Donald Trump ordered US Defense Secretary Pete Hegseth to pay military salaries despite the federal government shutdown.
The president said Saturday that Hegseth must make sure troops don’t miss their regular paycheck scheduled for Wednesday. This directive comes at a time when some salaries of other government employees have already been withheld and others are being laid off.
Trump said on his platform, Truth Social, “I will not allow the Democrats to hold our military, and the entire security of our nation, hostage with their dangerous government shutdown.”
The Republican and Democratic parties are exchanging accusations of failing to agree on a spending plan to reopen the government.
Trump’s letter asks Hegseth to “use all available funds to obtain pay for our troops” on Oct. 15, when military personnel will see their pay withheld for the first time since the shutdown began on Oct. 1.
Many U.S. military employees are considered “essential,” meaning they must still report for duty without pay. About 750,000 other federal employees — about 40% — have been furloughed or sent home, also without pay.
Furloughed employees are legally supposed to receive back pay after the shutdown ends and return to work, but the Trump administration has hinted that that may not happen.
“The far-left Democrats have to open up the government, and then we can work together to address health care, and a lot of the other things they want to destroy,” Trump said Saturday.
Democrats have refused to vote for a Republican spending plan that would reopen the government after nearly 12 days of shutdown, saying any decision must preserve expired tax breaks that reduce health insurance costs for millions of Americans and reverse Trump’s cuts to Medicaid, the health care program for seniors and low-income people.
Republicans accuse Democrats of stopping the government’s work unnecessarily, and blame them for the effects of the federal shutdown.
Finding a way to pay military salaries could help reduce some of the political risks congressional leaders face if the shutdown continues.
In an attempt to pressure Democrats, the Trump administration also began laying off thousands of government employees, an unprecedented move during the shutdown.
“Regional investment funds have begun,” Russell Vought, director of the White House Office of Management, announced in a post on X on Friday morning, referring to an acronym for “reductions in effect.”
The administration later revealed on Friday that seven agencies had begun firing more than 4,000 people, fulfilling the president’s repeated threats to use the shutdown to advance his long-sought goal of reducing the federal workforce.
The cuts included dozens of employees at the Centers for Disease Control and Prevention (CDC), according to CBS News, a BBC partner, citing sources familiar with the situation.

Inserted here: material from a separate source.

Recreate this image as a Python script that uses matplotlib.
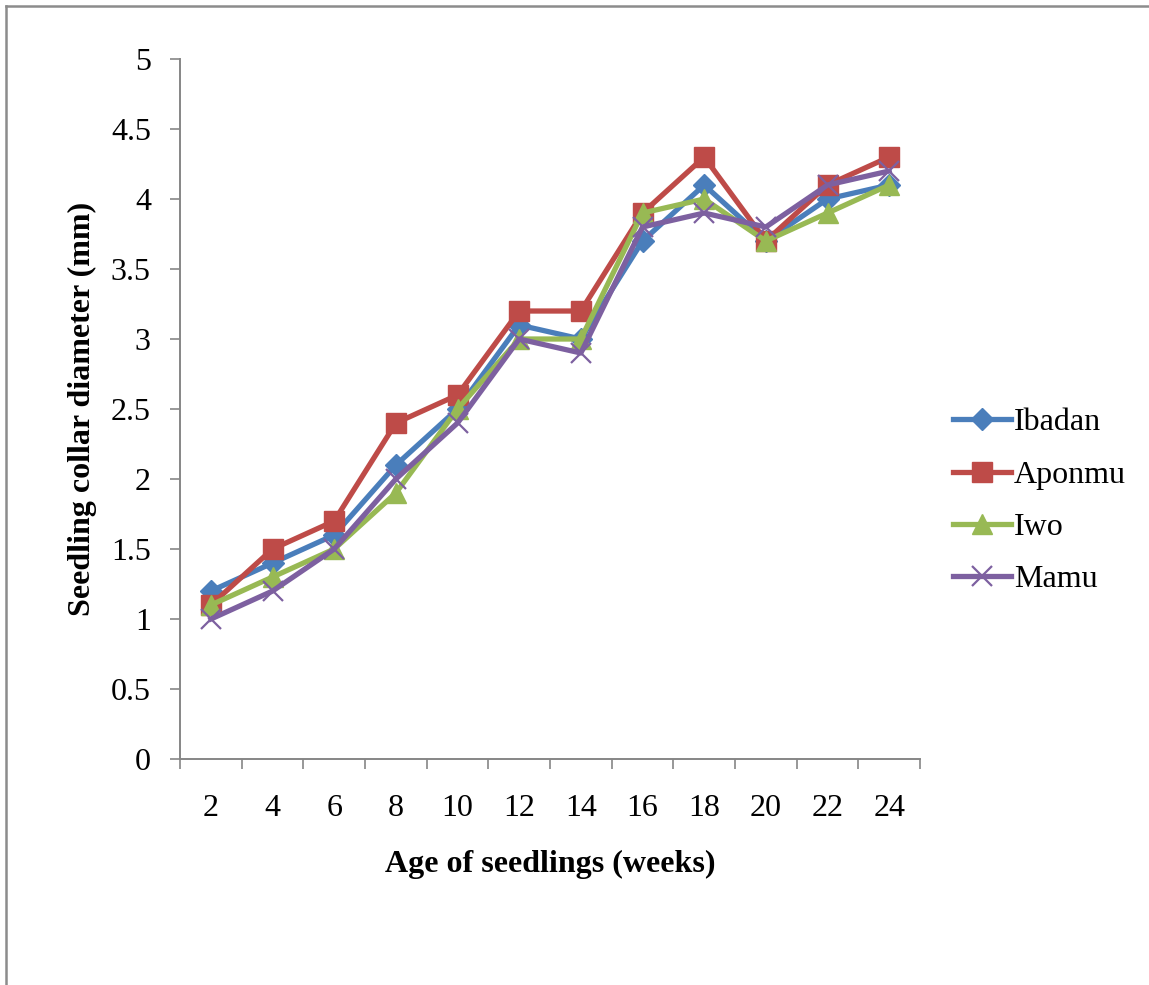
import numpy as np
import matplotlib
matplotlib.use('Agg')
from matplotlib import pyplot as plt
from matplotlib.lines import Line2D

# Seedling collar diameter (mm) by age, one series per seed source

weeks = ['2', '4', '6', '8', '10', '12', '14', '16', '18', '20', '22', '24']

ibadan = [1.2, 1.4, 1.6, 2.1, 2.5, 3.1, 3.0, 3.7, 4.1, 3.7, 4.0, 4.1]
aponmu = [1.1, 1.5, 1.7, 2.4, 2.6, 3.2, 3.2, 3.9, 4.3, 3.7, 4.1, 4.3]
iwo = [1.1, 1.3, 1.5, 1.9, 2.5, 3.0, 3.0, 3.9, 4.0, 3.7, 3.9, 4.1]
mamu = [1.0, 1.2, 1.5, 2.0, 2.4, 3.0, 2.9, 3.8, 3.9, 3.8, 4.1, 4.2]

series_names = ['Ibadan', 'Aponmu', 'Iwo', 'Mamu']

plt.rcParams['font.family'] = ['Liberation Serif', 'DejaVu Serif']
font_size = 23

fig = plt.figure(figsize=(11.49, 9.85), dpi=100)
ax = fig.add_axes([0.1567, 0.2294, 0.8007 - 0.1567, 0.9401 - 0.2294])

x_pos = np.arange(len(weeks))

styles = [
    dict(color='#4A7EBB', marker='D', markersize=11),
    dict(color='#BE4B48', marker='s', markersize=14),
    dict(color='#98B954', marker='^', markersize=15),
    dict(color='#7D60A0', marker='x', markersize=14, markeredgewidth=1.6),
]

for vals, name, st in zip([ibadan, aponmu, iwo, mamu], series_names, styles):
    ax.plot(x_pos, vals, linewidth=3.8, label=name, **st)

# Category axis: ticks between categories, labels centred on them
ax.set_xlim(-0.5, len(weeks) - 0.5)
ax.set_xticks(np.arange(-0.5, len(weeks)), labels=[])
ax.set_xticks(x_pos, labels=weeks, minor=True)
ax.tick_params(axis='x', which='major', direction='out', length=7, width=1.2, color='#868686')
ax.tick_params(axis='x', which='minor', length=0, pad=25, labelsize=font_size)

ax.set_ylim(0, 5)
ax.set_yticks(np.arange(0, 5.01, 0.5))
ax.set_yticklabels(['0', '0.5', '1', '1.5', '2', '2.5', '3', '3.5', '4', '4.5', '5'])
ax.tick_params(axis='y', direction='out', length=7, width=1.2, color='#868686', pad=14,
               labelsize=font_size)

for side in ['top', 'right']:
    ax.spines[side].set_visible(False)
for side in ['left', 'bottom']:
    ax.spines[side].set_color('#868686')
    ax.spines[side].set_linewidth(1.4)

ax.set_xlabel('Age of seedlings (weeks)', fontsize=font_size, fontweight='bold', labelpad=19.5)
ax.set_ylabel('Seedling collar diameter (mm)', fontsize=font_size, fontweight='bold', labelpad=10)

ax.legend(loc='upper left', bbox_to_anchor=(953 / 1149, 1 - 408 / 985),
          bbox_transform=fig.transFigure, frameon=False, fontsize=font_size,
          handlelength=1.8, handletextpad=0.1, labelspacing=0.72, borderaxespad=0,
          borderpad=0)

# Outer chart frame
fig.add_artist(Line2D([5.5 / 1149, 5.5 / 1149], [0, 1 - 6 / 985], transform=fig.transFigure,
                      color='#8C8C8C', linewidth=1.8))
fig.add_artist(Line2D([5.5 / 1149, 1], [1 - 6 / 985, 1 - 6 / 985], transform=fig.transFigure,
                      color='#8C8C8C', linewidth=1.8))

fig.savefig('out.png', dpi=100)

The agency’s entire Washington, D.C., office has been laid off, sources told CBS, adding that among the laid-off employees are those who work on the Centers for Disease Control and Prevention’s weekly mortality and morbidity report, the agency’s Ebola response and immunizations. They added that there were also cuts in the human resources department.
Andrew Nixon, a spokesman for the Department of Health and Human Services, which oversees the Centers for Disease Control and Prevention, told CBS that the layoffs were not necessary, and that “HHS continues to close wasteful and duplicative entities, including those that conflict with the Trump administration’s agenda to Make America Healthy Again.”
Those agencies confirmed that employees at the Treasury Department and at the Department of Homeland Security’s Cybersecurity and Infrastructure Security Agency were also among those laid off on Friday.
The American Federation of Government Employees and the AFL-CIO, two major unions representing federal workers, have filed a lawsuit in Northern California, asking a judge to temporarily block the layoff orders.
“It is shameful that the Trump administration is using the government shutdown as an excuse to illegally fire thousands of workers who provide vital services to communities across the country,” said Everett Kelly, president of AFGE.
A spokesman for the White House Budget Office told the BBC on Saturday that the layoffs were just the beginning.
“The RIF numbers in the court filing are just a snapshot in time,” he said. “More RIFs are coming.”
In a lawsuit opposing the unions’ request for a temporary restraining order, the Justice Department revealed that agencies such as the Departments of Education, Housing and Urban Development, Commerce and Energy and the Environmental Protection Agency could also see staff reductions.
Government lawyers said the labor unions failed to prove that their members would be irreparably harmed by the layoffs, which is necessary for a judge to issue the restraining order. But they said the restraining order would “irreparably harm the government.”